# [WHAT NEEDS TO BE DONE]
Each record below is to be copied word for word, with pictures removed.

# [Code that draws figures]

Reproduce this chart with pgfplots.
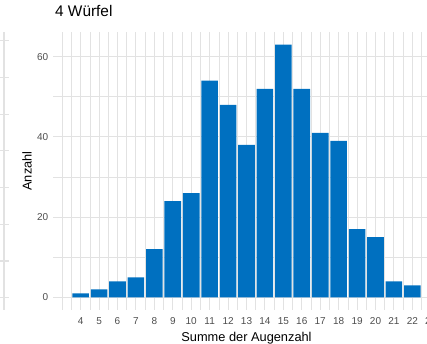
\documentclass[border=0pt]{standalone}
\usepackage{pgfplots}
\pgfplotsset{compat=1.18}
\usepackage{fontspec}
\setmainfont{Liberation Sans}
\definecolor{barblue}{RGB}{0,112,192}
\definecolor{gridgray}{RGB}{226,226,226}
\definecolor{tickgray}{RGB}{77,77,77}
\pgfplotstableread{
x y
4 1
5 2
6 4
7 5
8 12
9 24
10 26
11 54
12 48
13 38
14 52
15 63
16 52
17 41
18 39
19 17
20 15
21 4
22 3
}\wuerfel
\begin{document}
\begin{tikzpicture}[x=1pt,y=1pt]
% fragment of neighbouring panel
\begin{axis}[
  at={(-50pt,33pt)}, anchor=south west,
  scale only axis, width=59.3pt, height=278pt,
  xmin=-50, xmax=9.3, ymin=33, ymax=311,
  axis line style={draw=none},
  xtick={4}, ytick={302.3,265.6,228.9,192.1,155.4,118.7,82,45.3},
  xticklabels={}, yticklabels={},
  grid=major, major tick length=0pt,
  major grid style={gridgray, line width=1.1pt},
]
\addplot[draw=none] coordinates {(0,100)};
\end{axis}
% main panel
\begin{axis}[
  at={(53pt,33pt)}, anchor=south west,
  scale only axis, width=387pt, height=278pt,
  xmin=2.5, xmax=23.5, ymin=-3.15, ymax=66.15,
  axis line style={draw=none},
  xtick={4,...,23},
  extra x ticks={3}, extra x tick labels={},
  extra x tick style={grid=major},
  minor xtick={3.5,4.5,...,22.5},
  ytick={0,20,40,60},
  minor ytick={10,30,50},
  grid=both,
  major tick length=0pt, minor tick length=0pt,
  major grid style={gridgray, line width=1.1pt},
  minor grid style={gridgray, line width=0.6pt},
  /pgf/number format/assume math mode=true,
  tick label style={font=\fontsize{10}{12}\selectfont, text=tickgray, inner sep=0pt},
  xticklabel style={anchor=base, yshift=-14.3pt},
  yticklabel style={anchor=east, xshift=-4.5pt},
  title={4 Würfel},
  title style={font=\fontsize{15.4}{18}\selectfont, anchor=base west, inner sep=0pt,
    at={(rel axis cs:0.005,1)}, yshift=9.3pt},
  xlabel={Summe der Augenzahl},
  xlabel style={font=\fontsize{12.8}{15}\selectfont, anchor=base, inner sep=0pt,
    at={(rel axis cs:0.5,0)}, yshift=-31.5pt},
  ylabel={Anzahl},
  ylabel style={font=\fontsize{12.8}{15}\selectfont, anchor=base, inner sep=0pt,
    at={(rel axis cs:0,0.5)}, yshift=21.3pt},
]
\addplot[ybar, bar width=0.9, bar shift=0pt, fill=barblue, draw=none] table[x=x,y=y] {\wuerfel};
\end{axis}
\pgfresetboundingbox
\path[use as bounding box] (0,0) rectangle (427pt,343pt);
\end{tikzpicture}
\end{document}
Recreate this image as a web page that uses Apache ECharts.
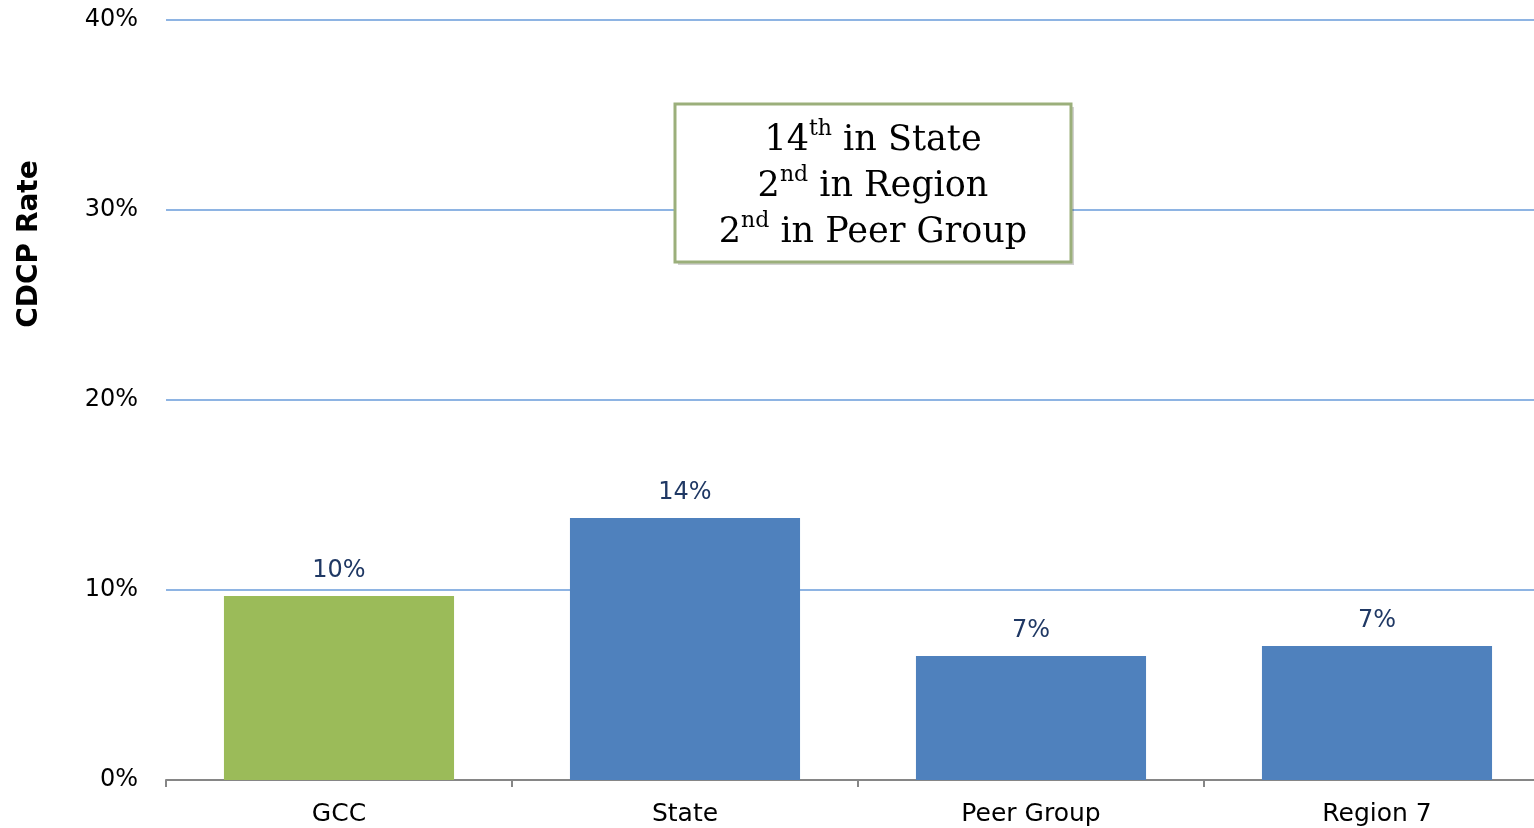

# [OUTPUT OF THE TASK]
Reproduce this chart with pgfplots.
\documentclass[border=0pt]{standalone}
\usepackage{pgfplots}
\pgfplotsset{compat=1.18}
\usepackage{fontspec}
\setmainfont{Liberation Sans}
\definecolor{barblue}{RGB}{0,112,192}
\definecolor{gridgray}{RGB}{226,226,226}
\definecolor{tickgray}{RGB}{77,77,77}
\pgfplotstableread{
x y
4 1
5 2
6 4
7 5
8 12
9 24
10 26
11 54
12 48
13 38
14 52
15 63
16 52
17 41
18 39
19 17
20 15
21 4
22 3
}\wuerfel
\begin{document}
\begin{tikzpicture}[x=1pt,y=1pt]
% fragment of neighbouring panel
\begin{axis}[
  at={(-50pt,33pt)}, anchor=south west,
  scale only axis, width=59.3pt, height=278pt,
  xmin=-50, xmax=9.3, ymin=33, ymax=311,
  axis line style={draw=none},
  xtick={4}, ytick={302.3,265.6,228.9,192.1,155.4,118.7,82,45.3},
  xticklabels={}, yticklabels={},
  grid=major, major tick length=0pt,
  major grid style={gridgray, line width=1.1pt},
]
\addplot[draw=none] coordinates {(0,100)};
\end{axis}
% main panel
\begin{axis}[
  at={(53pt,33pt)}, anchor=south west,
  scale only axis, width=387pt, height=278pt,
  xmin=2.5, xmax=23.5, ymin=-3.15, ymax=66.15,
  axis line style={draw=none},
  xtick={4,...,23},
  extra x ticks={3}, extra x tick labels={},
  extra x tick style={grid=major},
  minor xtick={3.5,4.5,...,22.5},
  ytick={0,20,40,60},
  minor ytick={10,30,50},
  grid=both,
  major tick length=0pt, minor tick length=0pt,
  major grid style={gridgray, line width=1.1pt},
  minor grid style={gridgray, line width=0.6pt},
  /pgf/number format/assume math mode=true,
  tick label style={font=\fontsize{10}{12}\selectfont, text=tickgray, inner sep=0pt},
  xticklabel style={anchor=base, yshift=-14.3pt},
  yticklabel style={anchor=east, xshift=-4.5pt},
  title={4 Würfel},
  title style={font=\fontsize{15.4}{18}\selectfont, anchor=base west, inner sep=0pt,
    at={(rel axis cs:0.005,1)}, yshift=9.3pt},
  xlabel={Summe der Augenzahl},
  xlabel style={font=\fontsize{12.8}{15}\selectfont, anchor=base, inner sep=0pt,
    at={(rel axis cs:0.5,0)}, yshift=-31.5pt},
  ylabel={Anzahl},
  ylabel style={font=\fontsize{12.8}{15}\selectfont, anchor=base, inner sep=0pt,
    at={(rel axis cs:0,0.5)}, yshift=21.3pt},
]
\addplot[ybar, bar width=0.9, bar shift=0pt, fill=barblue, draw=none] table[x=x,y=y] {\wuerfel};
\end{axis}
\pgfresetboundingbox
\path[use as bounding box] (0,0) rectangle (427pt,343pt);
\end{tikzpicture}
\end{document}
Recreate this image as a web page that uses Apache ECharts.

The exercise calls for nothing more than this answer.